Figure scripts
^^^^^^^^^^^^^^^^

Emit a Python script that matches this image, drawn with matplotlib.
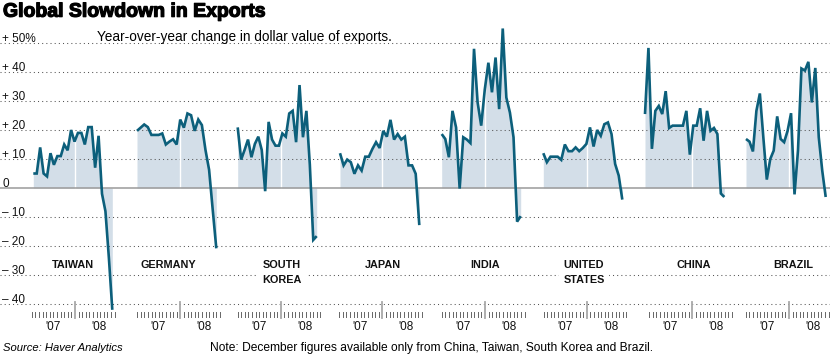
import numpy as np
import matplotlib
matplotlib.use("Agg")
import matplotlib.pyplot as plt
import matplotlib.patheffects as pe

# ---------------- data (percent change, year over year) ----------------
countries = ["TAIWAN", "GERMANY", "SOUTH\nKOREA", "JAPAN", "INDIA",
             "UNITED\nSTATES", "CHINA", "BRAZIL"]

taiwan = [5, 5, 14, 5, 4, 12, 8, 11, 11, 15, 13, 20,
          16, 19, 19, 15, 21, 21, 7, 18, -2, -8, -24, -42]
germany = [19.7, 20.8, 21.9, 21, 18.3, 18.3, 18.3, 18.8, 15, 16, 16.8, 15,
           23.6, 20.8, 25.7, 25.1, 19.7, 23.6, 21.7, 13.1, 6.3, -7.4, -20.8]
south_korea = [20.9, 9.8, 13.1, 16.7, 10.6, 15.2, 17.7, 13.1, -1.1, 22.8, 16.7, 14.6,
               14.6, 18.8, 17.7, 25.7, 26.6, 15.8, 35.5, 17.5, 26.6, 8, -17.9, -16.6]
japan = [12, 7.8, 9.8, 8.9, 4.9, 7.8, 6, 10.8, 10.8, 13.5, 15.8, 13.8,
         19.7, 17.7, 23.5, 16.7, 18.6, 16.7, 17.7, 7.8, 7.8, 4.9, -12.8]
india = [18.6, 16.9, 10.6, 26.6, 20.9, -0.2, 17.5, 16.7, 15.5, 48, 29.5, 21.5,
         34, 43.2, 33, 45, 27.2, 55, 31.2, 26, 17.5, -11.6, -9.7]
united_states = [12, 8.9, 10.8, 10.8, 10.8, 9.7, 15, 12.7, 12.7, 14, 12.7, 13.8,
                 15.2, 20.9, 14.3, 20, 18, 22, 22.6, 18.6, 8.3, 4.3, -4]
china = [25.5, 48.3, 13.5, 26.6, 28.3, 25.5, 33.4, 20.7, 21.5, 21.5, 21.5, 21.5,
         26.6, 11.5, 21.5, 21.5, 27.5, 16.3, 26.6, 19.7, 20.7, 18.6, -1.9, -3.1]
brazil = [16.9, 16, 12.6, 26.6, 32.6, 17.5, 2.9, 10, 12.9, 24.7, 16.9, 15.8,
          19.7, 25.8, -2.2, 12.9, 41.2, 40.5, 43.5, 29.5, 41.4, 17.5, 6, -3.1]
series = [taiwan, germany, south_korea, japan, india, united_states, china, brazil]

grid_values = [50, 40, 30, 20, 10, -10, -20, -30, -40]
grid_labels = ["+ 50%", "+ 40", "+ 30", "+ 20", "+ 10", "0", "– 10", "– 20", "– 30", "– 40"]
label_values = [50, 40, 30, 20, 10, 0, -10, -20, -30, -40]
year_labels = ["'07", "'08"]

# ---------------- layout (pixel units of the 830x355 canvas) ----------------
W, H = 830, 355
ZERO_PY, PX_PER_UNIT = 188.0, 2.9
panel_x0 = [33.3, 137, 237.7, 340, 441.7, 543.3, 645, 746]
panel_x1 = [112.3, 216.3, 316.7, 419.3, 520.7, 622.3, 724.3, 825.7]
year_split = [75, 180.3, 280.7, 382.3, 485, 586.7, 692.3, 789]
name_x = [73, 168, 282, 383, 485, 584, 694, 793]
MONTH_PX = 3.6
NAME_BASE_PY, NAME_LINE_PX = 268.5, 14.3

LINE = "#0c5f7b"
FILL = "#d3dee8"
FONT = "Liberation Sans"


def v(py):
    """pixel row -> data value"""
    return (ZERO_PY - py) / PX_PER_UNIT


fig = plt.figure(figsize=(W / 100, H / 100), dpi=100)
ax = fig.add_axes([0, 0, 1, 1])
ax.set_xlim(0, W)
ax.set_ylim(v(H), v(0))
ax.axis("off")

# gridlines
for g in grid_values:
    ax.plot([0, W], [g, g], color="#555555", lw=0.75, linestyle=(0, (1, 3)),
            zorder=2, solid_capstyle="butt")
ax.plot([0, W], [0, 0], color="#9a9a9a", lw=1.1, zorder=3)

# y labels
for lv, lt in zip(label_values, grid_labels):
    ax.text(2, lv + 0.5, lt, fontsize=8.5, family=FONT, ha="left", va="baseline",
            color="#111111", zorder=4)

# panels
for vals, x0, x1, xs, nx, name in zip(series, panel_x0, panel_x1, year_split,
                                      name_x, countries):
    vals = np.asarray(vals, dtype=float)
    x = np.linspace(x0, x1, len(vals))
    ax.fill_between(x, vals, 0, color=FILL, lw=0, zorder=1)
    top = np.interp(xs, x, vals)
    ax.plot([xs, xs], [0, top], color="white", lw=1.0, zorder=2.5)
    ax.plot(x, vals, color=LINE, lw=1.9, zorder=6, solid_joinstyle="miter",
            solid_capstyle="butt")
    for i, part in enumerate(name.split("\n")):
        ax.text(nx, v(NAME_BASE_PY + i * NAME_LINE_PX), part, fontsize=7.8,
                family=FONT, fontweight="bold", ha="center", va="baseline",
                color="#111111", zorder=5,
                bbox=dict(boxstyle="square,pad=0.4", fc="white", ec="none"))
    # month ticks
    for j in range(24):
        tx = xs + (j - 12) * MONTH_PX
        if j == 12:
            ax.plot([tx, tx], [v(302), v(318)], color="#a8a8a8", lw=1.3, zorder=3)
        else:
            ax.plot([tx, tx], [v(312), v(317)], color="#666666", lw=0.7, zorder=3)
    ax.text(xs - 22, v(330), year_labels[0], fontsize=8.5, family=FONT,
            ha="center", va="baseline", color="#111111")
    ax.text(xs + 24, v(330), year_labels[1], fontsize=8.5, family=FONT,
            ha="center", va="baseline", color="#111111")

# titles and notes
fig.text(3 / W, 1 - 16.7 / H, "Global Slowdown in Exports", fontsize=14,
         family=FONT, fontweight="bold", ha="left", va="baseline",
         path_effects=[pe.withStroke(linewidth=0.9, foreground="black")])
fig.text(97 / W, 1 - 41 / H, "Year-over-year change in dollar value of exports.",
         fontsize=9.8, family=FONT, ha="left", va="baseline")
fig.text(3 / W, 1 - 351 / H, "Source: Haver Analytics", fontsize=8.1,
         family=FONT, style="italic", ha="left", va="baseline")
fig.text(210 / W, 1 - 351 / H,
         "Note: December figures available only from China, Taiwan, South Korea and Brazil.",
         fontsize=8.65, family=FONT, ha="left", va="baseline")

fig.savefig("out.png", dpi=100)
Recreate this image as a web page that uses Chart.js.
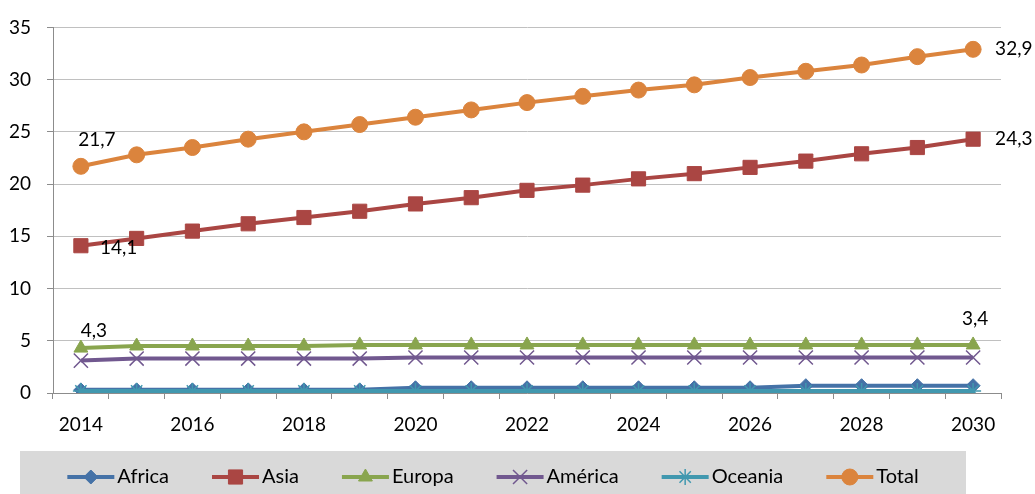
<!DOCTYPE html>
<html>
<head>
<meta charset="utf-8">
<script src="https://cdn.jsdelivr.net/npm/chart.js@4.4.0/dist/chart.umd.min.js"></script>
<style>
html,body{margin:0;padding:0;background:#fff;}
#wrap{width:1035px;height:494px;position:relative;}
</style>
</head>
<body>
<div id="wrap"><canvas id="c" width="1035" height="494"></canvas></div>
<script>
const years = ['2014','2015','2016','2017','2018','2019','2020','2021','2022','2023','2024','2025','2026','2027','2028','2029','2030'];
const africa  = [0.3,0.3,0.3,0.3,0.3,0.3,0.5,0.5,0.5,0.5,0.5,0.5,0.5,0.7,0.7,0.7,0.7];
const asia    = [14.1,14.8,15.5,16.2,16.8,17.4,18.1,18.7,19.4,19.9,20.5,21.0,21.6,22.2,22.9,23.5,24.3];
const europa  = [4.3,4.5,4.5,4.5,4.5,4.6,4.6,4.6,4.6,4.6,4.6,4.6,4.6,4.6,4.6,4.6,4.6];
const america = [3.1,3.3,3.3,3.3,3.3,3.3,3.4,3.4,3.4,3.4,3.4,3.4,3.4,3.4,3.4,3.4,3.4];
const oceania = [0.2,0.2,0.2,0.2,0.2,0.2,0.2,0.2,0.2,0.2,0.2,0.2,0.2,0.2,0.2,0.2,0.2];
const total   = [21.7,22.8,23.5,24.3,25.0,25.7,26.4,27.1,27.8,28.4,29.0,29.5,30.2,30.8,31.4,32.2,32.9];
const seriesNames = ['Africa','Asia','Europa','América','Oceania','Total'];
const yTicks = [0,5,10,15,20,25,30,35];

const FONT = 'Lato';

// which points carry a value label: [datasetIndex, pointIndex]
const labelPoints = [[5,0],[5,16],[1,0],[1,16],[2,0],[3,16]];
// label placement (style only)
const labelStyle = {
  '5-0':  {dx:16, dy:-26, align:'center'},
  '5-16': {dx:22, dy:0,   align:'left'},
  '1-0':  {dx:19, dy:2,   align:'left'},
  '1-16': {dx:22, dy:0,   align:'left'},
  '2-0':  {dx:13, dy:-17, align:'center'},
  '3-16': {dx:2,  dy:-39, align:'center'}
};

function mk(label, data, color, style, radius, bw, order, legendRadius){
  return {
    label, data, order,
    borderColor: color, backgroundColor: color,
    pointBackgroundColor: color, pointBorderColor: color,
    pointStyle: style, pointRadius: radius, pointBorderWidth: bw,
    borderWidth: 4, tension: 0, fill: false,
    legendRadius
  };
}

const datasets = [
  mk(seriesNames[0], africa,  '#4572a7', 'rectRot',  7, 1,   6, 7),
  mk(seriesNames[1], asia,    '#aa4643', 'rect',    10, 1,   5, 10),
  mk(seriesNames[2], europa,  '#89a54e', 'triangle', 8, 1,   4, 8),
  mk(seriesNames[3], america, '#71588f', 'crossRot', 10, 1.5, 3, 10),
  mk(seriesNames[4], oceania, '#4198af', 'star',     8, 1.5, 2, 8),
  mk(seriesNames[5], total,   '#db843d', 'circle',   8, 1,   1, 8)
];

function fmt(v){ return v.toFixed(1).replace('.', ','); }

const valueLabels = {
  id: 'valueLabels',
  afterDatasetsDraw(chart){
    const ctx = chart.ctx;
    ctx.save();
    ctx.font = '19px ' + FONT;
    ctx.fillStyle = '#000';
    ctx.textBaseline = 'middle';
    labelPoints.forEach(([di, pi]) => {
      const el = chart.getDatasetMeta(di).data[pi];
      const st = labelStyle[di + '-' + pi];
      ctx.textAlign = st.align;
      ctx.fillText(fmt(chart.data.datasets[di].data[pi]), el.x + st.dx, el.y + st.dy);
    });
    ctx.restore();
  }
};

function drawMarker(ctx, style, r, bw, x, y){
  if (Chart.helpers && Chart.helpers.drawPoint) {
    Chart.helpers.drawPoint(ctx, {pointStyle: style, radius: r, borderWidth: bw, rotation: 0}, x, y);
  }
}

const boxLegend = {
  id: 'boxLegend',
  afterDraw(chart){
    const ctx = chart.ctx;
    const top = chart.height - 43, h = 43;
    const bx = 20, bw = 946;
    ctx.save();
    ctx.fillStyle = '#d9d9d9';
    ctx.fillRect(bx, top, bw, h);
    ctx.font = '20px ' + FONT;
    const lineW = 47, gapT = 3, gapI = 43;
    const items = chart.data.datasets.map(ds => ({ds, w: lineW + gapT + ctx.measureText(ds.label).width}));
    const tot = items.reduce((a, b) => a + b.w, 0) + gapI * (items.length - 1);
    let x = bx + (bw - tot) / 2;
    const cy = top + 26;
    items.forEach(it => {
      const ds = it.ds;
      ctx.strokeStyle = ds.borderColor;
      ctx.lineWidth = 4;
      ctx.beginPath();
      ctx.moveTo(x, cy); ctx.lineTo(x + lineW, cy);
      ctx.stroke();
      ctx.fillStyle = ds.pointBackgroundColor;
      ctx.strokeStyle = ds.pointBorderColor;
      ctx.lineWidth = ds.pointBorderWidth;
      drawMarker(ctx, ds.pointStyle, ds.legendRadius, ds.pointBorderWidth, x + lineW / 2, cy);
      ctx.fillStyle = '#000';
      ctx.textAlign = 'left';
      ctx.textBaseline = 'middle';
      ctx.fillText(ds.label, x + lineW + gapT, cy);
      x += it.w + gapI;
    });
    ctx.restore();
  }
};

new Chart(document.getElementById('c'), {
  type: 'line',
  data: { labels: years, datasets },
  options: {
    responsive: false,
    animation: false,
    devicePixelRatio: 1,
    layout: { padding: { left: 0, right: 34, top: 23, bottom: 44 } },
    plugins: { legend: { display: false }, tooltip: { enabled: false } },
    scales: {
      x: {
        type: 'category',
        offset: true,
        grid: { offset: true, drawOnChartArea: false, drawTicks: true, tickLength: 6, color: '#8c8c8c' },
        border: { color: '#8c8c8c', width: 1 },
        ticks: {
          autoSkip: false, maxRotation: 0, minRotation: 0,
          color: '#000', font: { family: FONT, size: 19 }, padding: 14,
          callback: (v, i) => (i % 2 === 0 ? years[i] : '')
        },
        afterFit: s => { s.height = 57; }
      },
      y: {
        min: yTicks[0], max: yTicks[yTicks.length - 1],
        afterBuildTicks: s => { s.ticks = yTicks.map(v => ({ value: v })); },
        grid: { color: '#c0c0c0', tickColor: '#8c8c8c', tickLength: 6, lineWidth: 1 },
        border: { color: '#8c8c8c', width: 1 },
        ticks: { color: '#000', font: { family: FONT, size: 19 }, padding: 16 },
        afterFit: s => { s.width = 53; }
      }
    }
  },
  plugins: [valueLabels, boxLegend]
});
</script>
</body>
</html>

^^^^^^^^^^^^^^^^

In the entries above, find each line with the word "this" and show it.

__EXERCISE ANSWER__:
Emit a Python script that matches this image, drawn with matplotlib.
Recreate this image as a web page that uses Chart.js.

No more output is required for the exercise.